Dubbel zo hoge loonkosten als VS.
Patrick Lagae argumenteert : “De eenvoudige, arbeidsintensieve producten zijn we kwijt of we besteden ze uit in Oost-Europa. Onze troeven zijn : hoge toegevoegde waarde, creativiteit en flexibiliteit. En dat voor een uitzonderlijk brede waaier van kwalitatieve nicheproducten. Weven is vooral kapitaalintensief, de loonkosten dus relatief beperkt. Maar bovenal is er ginds geen performante textielcluster, zoals de West-Vlaamse met zijn fijnmazig net van garenleveranciers, blekers of ververs. Niet in China, noch in de VS. En ik ben ervan overtuigd dat China ook over 10 jaar een massaproducent zal blijven. Omdat de werkkrachten, zoals vandaag nog in de VS, veel minder gevormd zijn dan de onze. Serieproducten maken, dat kunnen ze. Maar bij ons ligt op elke machine een ander product. Ook al zijn onze loonkosten dubbel zo hoog, we kunnen ons hier nog verdedigen.”
Vlas vertegenwoordigt
hooguit 1 tot 1,5 % van de textielconsumptie in de wereld. Maar twee derden van de vlasproductie zijn bestemd voor de confectiesector. Katoen heeft als grondstof een veel ruimere basis en de prijsschommelingen zijn er bijgevolg minder hevig. “We zouden kunnen diversifiëren naar andere weefsels dan die op basis van vlasvezels, maar wij hebben geopteerd om in vlas te blijven en gekozen voor een uitgebreide productdiversificatie.

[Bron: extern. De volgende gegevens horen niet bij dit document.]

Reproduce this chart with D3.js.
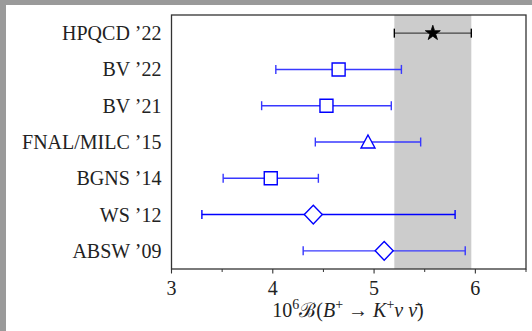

Dat maakt het niet gemakkelijker. We blijven er echter van overtuigd dat het aanhouden van éénzelfde koers op de langere termijn rendabel is. Dat is onze troef,” onderstreept Raymond Libeert.
Jean Libeert ziet één ernstige handicap : “Onze loonkosten zijn zeker te hoog, maar wat nog méér arbeidsplaatsen vernietigt, is het gebrek aan flexibiliteit. We zouden het aantal te presteren uren moeten kunnen spreiden om piekperiodes op te vangen. Elke weversarbeidsplaats vergt een investering van 50 miljoen frank. Om piekperiodes op te vangen, zouden we binnen het totaal pakket arbeidsuren moeten kunnen schuiven, naargelang van de piek- en dalperioden. Maar een verzoek om het aantal verlofdagen tijdens de voorbije kerstperiode te verminderen van 12 tot 9 botste op een veto. Daardoor ging een belangrijke bestelling aan onze neus voorbij.”
De fusie is hoe dan ook een pluspunt voor de Amerikaanse klanten : door het samengaan van de twee vlaswevers zal Libeco-Lagae het hele jaar door blijven draaien, zoals in de VS waar de business nooit stilvalt.
ERIK BRUYLAND
PATRICK LAGAE, MICHEL, JEAN EN RAYMOND LIBEERT (LIBECO-LAGAE) Toegevoegde waarde, creativiteit en flexibiliteit in hoogkwalitatieve niches.